Passing It On When You Were Almost Passed Over

This post first appeared on A Simple Jew’s site

Pesach definitely is special to me. It has always been kind of a “self-made Yuntif” for me. From the very earliest time that I was becoming religious, I was always in charge of kashering my parents house and leading the sedorim, and I did not have the opportunity to go to other frum families for Pesach.

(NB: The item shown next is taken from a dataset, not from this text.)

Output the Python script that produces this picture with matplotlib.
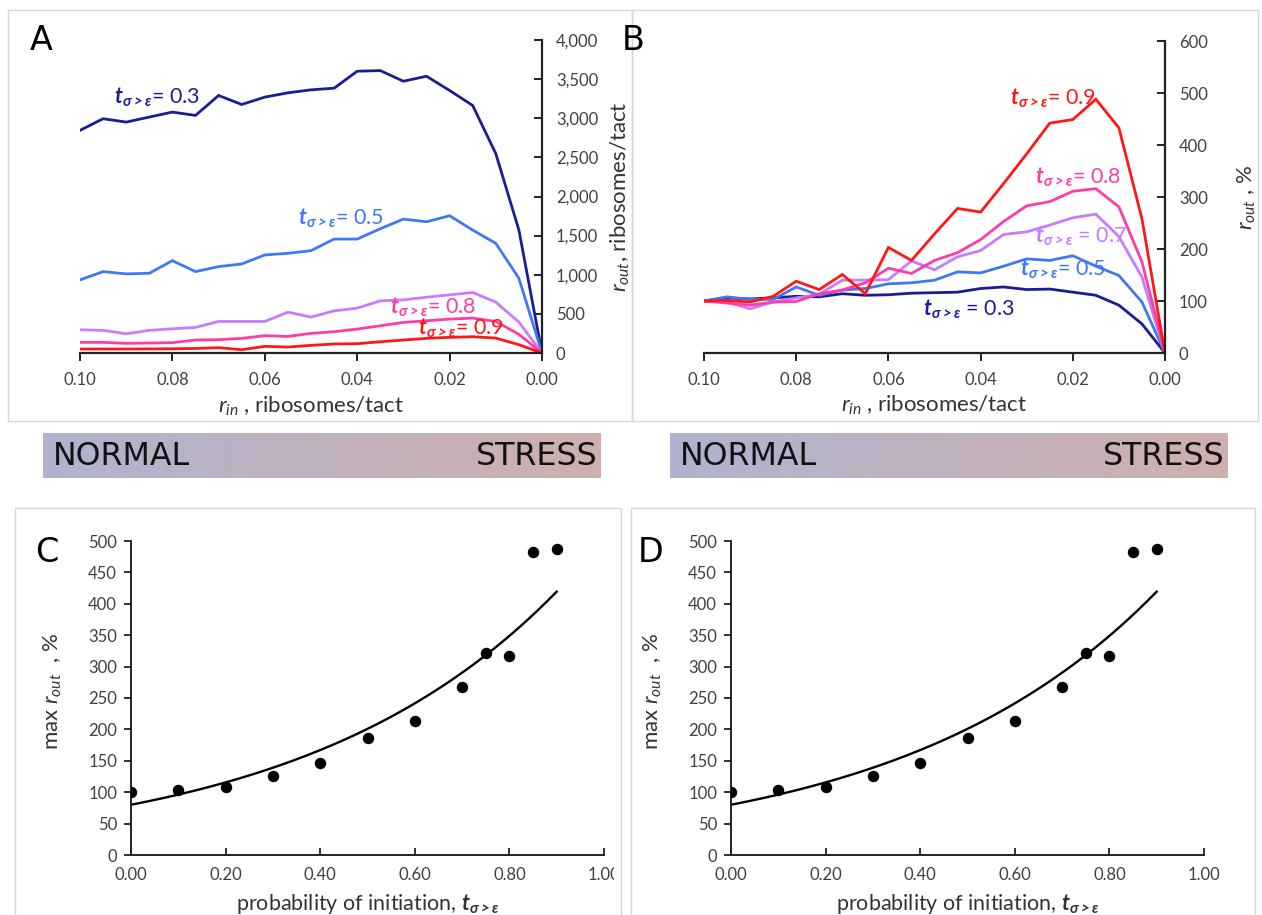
import numpy as np
import matplotlib
matplotlib.use("Agg")
import matplotlib.pyplot as plt
from matplotlib.patches import Rectangle
from matplotlib.ticker import StrMethodFormatter
from matplotlib.transforms import Bbox, TransformedBbox

plt.rcParams['font.family'] = ['Lato', 'DejaVu Sans']
plt.rcParams['mathtext.fontset'] = 'custom'
plt.rcParams['mathtext.rm'] = 'Lato'
plt.rcParams['mathtext.it'] = 'Lato:italic'
plt.rcParams['mathtext.bf'] = 'Lato:bold'
try:
    plt.rcParams['mathtext.bfit'] = 'Lato:bold:italic'
except Exception:
    pass
plt.rcParams['mathtext.fallback'] = 'stixsans'

# ---------------- data ----------------
r_in = [0.100, 0.095, 0.090, 0.085, 0.080, 0.075, 0.070, 0.065, 0.060, 0.055, 0.050,
        0.045, 0.040, 0.035, 0.030, 0.025, 0.020, 0.015, 0.010, 0.005, 0.000]

# Panel A: r_out, ribosomes/tact
A_t03 = [2845, 2994, 2951, 3015, 3079, 3036, 3291, 3176, 3270, 3325, 3363,
         3384, 3601, 3609, 3473, 3537, 3355, 3163, 2548, 1571, 0]
A_t05 = [934, 1040, 1011, 1019, 1180, 1040, 1104, 1138, 1253, 1274, 1308,
         1456, 1456, 1588, 1711, 1677, 1754, 1571, 1401, 955, 0]
A_t07 = [297, 289, 246, 289, 310, 327, 403, 403, 403, 522, 459,
         539, 573, 667, 679, 713, 743, 773, 650, 395, 0]
A_t08 = [136, 136, 123, 127, 132, 166, 170, 187, 221, 212, 251,
         272, 306, 348, 391, 412, 433, 446, 403, 238, 0]
A_t09 = [51, 51, 51, 52, 54, 58, 68, 42, 85, 76, 98,
         115, 119, 144, 166, 187, 200, 208, 191, 106, 0]

# Panel B: r_out, % of value at r_in = 0.10
B_t03 = [100, 106, 104, 106, 109, 108, 114, 111, 112, 115, 116,
         117, 124, 127, 122, 123, 117, 111, 92, 56, 0]
B_t05 = [100, 108, 103, 103, 127, 111, 121, 124, 133, 135, 140,
         156, 154, 167, 181, 178, 187, 167, 149, 98, 0]
B_t07 = [100, 98, 85, 98, 106, 113, 140, 140, 141, 177, 160,
         185, 197, 228, 233, 246, 260, 267, 224, 146, 0]
B_t08 = [100, 96, 92, 98, 99, 114, 121, 135, 163, 153, 178,
         193, 218, 253, 283, 291, 311, 316, 281, 175, 0]
B_t09 = [100, 101, 98, 109, 138, 122, 151, 114, 203, 178, 229,
         278, 271, 326, 383, 442, 449, 488, 433, 258, 0]

# Panels C/D: max r_out vs probability of initiation
t_init = [0.0, 0.1, 0.2, 0.3, 0.4, 0.5, 0.6, 0.7, 0.75, 0.8, 0.85, 0.9]
max_rout = [100, 103, 108, 126, 146, 186, 213, 267, 321, 317, 482, 488]

labels_t = ['0.3', '0.5', '0.7', '0.8', '0.9']
colors = ['#1c1c96', '#3f78f7', '#c77bff', '#ff3ca6', '#ff1717']

# ---------------- figure ----------------
W, H = 1262, 915
fig = plt.figure(figsize=(W / 100, H / 100), dpi=100)


def rect(l, r, t, b):
    return [l / W, (H - b) / H, (r - l) / W, (b - t) / H]


def fig_rect(l, t, r, b):
    fig.patches.append(Rectangle((l / W, (H - b) / H), (r - l) / W, (b - t) / H,
                                 transform=fig.transFigure, fill=False,
                                 edgecolor='#d6d6d6', lw=1.0, zorder=0))


fig_rect(8, 10, 632, 421)
fig_rect(632, 10, 1258, 421)
fig_rect(15, 508, 621, 920)
fig_rect(631, 508, 1255, 920)

TICK_COL = '#404040'
LAB_COL = '#333333'
TICK_FS = 12
LAB_FS = 16
ANN_FS = 15.5
tsub = r"$\mathbfit{t}_{\mathbfit{\sigma>\varepsilon}}$"


def style_top(ax, ymax, ystep, fmt, ylab, ylab_x):
    ax.set_xlim(0.10, 0.00)
    ax.set_ylim(0, ymax)
    ax.yaxis.tick_right()
    ax.yaxis.set_label_position('right')
    for s in ['left', 'top']:
        ax.spines[s].set_visible(False)
    for s in ['right', 'bottom']:
        ax.spines[s].set_linewidth(1.6)
        ax.spines[s].set_color('#222222')
    ax.set_xticks(np.arange(0.0, 0.101, 0.02))
    ax.xaxis.set_major_formatter(StrMethodFormatter('{x:.2f}'))
    ax.set_yticks(np.arange(0, ymax + 1, ystep))
    ax.yaxis.set_major_formatter(StrMethodFormatter(fmt))
    ax.tick_params(axis='x', direction='out', length=6, width=1.4, colors='#222222',
                   labelcolor=TICK_COL, labelsize=TICK_FS, pad=8)
    ax.tick_params(axis='y', direction='in', length=6, width=1.4, colors='#222222',
                   labelcolor=TICK_COL, labelsize=TICK_FS, pad=10)
    ax.set_xlabel(r"$\mathit{r}_{\mathit{in}}$ , ribosomes/tact", fontsize=LAB_FS,
                  color=LAB_COL)
    ax.xaxis.set_label_coords(0.5, -0.132)
    ax.set_ylabel(ylab, fontsize=LAB_FS, color=LAB_COL)
    ax.yaxis.set_label_coords(ylab_x, 0.5)
    ax.patch.set_alpha(0)


# Panel A
axA = fig.add_axes(rect(80, 542, 40, 353))
for ys, c in zip([A_t03, A_t05, A_t07, A_t08, A_t09], colors):
    axA.plot(r_in, ys, color=c, lw=2.0, solid_joinstyle='miter')
style_top(axA, 4000, 500, '{x:,.0f}',
          r"$\mathit{r}_{\mathit{out}}$, ribosomes/tact", 1.145)
A_ann = [(0.0927, 3270, '0.3', colors[0]), (0.0529, 1720, '0.5', colors[1]),
         (0.0328, 586, '0.8', colors[3]), (0.0268, 318, '0.9', colors[4])]
for x, y, lab, c in A_ann:
    axA.text(x, y, tsub + "= " + lab, color=c, fontsize=ANN_FS, ha='left', va='center')

# Panel B
axB = fig.add_axes(rect(704, 1165, 41, 353))
for ys, c in zip([B_t03, B_t05, B_t07, B_t08, B_t09], colors):
    axB.plot(r_in, ys, color=c, lw=2.0, solid_joinstyle='miter')
style_top(axB, 600, 100, '{x:.0f}', r"$\mathit{r}_{\mathit{out}}$ , %", 1.153)
B_ann = [(0.0336, 489, '0.9', colors[4]), (0.0283, 338, '0.8', colors[3]),
         (0.0283, 224, '0.7', colors[2]), (0.0314, 160, '0.5', colors[1]),
         (0.0526, 83, '0.3', colors[0])]
for x, y, lab, c in B_ann:
    sep = " = " if lab in ('0.7', '0.3') else "= "
    axB.text(x, y, tsub + sep + lab, color=c, fontsize=ANN_FS, ha='left', va='center')

fig.text(30 / W, 1 - 40 / H, 'A', fontsize=24, family='DejaVu Sans', va='center', ha='left')
fig.text(622 / W, 1 - 40 / H, 'B', fontsize=24, family='DejaVu Sans', va='center', ha='left')

# Gradient bars
grad = np.linspace(0, 1, 256)
c_left = np.array([0.690, 0.702, 0.808])
c_right = np.array([0.808, 0.690, 0.682])
img = (c_left[None, :] * (1 - grad[:, None]) + c_right[None, :] * grad[:, None])[None, :, :]
for l, r in [(43, 601), (670, 1228)]:
    gax = fig.add_axes(rect(l, r, 433, 478))
    gax.imshow(img, aspect='auto', extent=[0, 1, 0, 1])
    gax.set_axis_off()
    gax.text(0.017, 0.47, 'NORMAL', fontsize=22.8, family='DejaVu Sans', ha='left',
             va='center', transform=gax.transAxes, color='#111111')
    gax.text(0.993, 0.47, 'STRESS', fontsize=22.8, family='DejaVu Sans', ha='right',
             va='center', transform=gax.transAxes, color='#111111')

# Panels C and D: exponential trendline fitted to the points
coef = np.polyfit(t_init, np.log(max_rout), 1)
xfit = np.linspace(0.0, 0.9, 200)
yfit = np.exp(np.polyval(coef, xfit))


def style_bottom(ax):
    ax.scatter(t_init, max_rout, s=68, color='black', zorder=3, linewidths=0)
    ax.plot(xfit, yfit, color='black', lw=1.7)
    ax.set_xlim(0, 1.0)
    ax.set_ylim(0, 500)
    for s in ['right', 'top']:
        ax.spines[s].set_visible(False)
    for s in ['left', 'bottom']:
        ax.spines[s].set_linewidth(1.4)
        ax.spines[s].set_color('#222222')
    ax.set_xticks(np.arange(0, 1.01, 0.2))
    ax.xaxis.set_major_formatter(StrMethodFormatter('{x:.2f}'))
    ax.set_yticks(np.arange(0, 501, 50))
    ax.tick_params(axis='x', direction='in', length=5, width=1.3, colors='#222222',
                   labelcolor=TICK_COL, labelsize=TICK_FS, pad=9)
    ax.tick_params(axis='y', direction='out', length=5, width=1.3, colors='#222222',
                   labelcolor=TICK_COL, labelsize=TICK_FS, pad=5)
    ax.set_xlabel("probability of initiation, " + tsub, fontsize=15.5, color=LAB_COL)
    ax.xaxis.set_label_coords(0.5, -0.118)
    ax.set_ylabel(r"max $\mathit{r}_{\mathit{out}}$  , %", fontsize=LAB_FS, color=LAB_COL)
    ax.yaxis.set_label_coords(-0.142, 0.52)
    ax.patch.set_alpha(0)


axC = fig.add_axes(rect(131, 604, 541, 855))
style_bottom(axC)
axD = fig.add_axes(rect(731, 1204, 541, 855))
style_bottom(axD)

# the reference crops the last x tick label of panel C at the panel border
fig.canvas.draw()
clipC = TransformedBbox(Bbox.from_extents(0, 0, 614 / W, 1), fig.transFigure)
for lbl in axC.get_xticklabels():
    lbl.set_clip_box(clipC)
    lbl.set_clip_on(True)

fig.text(35 / W, 1 - 553 / H, 'C', fontsize=24, family='DejaVu Sans', va='center', ha='left')
fig.text(638 / W, 1 - 553 / H, 'D', fontsize=24, family='DejaVu Sans', va='center', ha='left')

fig.savefig('out.png', dpi=100)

One funny story very early in the process for me (before I was shomer Shabbos or really shomer much of anything), in a fit of newbie Baal Teshuva zealotry, I decided a few hours before Pesach came in, in the afternoon of Erev Pesach (after the Isur of Chometz has already taken effect) that I would clean out my parents house as best I could. As part of this effort, I started to go through my parents’ pantry to get rid of any obvious chametz. The problem was that I really had no idea what chametz actually was. So for help, I called up one of the Shomer Shabbos ladies in the neighborhood, and asked some very important Pesach sheilos, like “Is oatmeal considered Chametz?” and “Does everything have to have a Kosher L’Pesach kosher supervision symbol on it?!” Poor lady and my poor parents!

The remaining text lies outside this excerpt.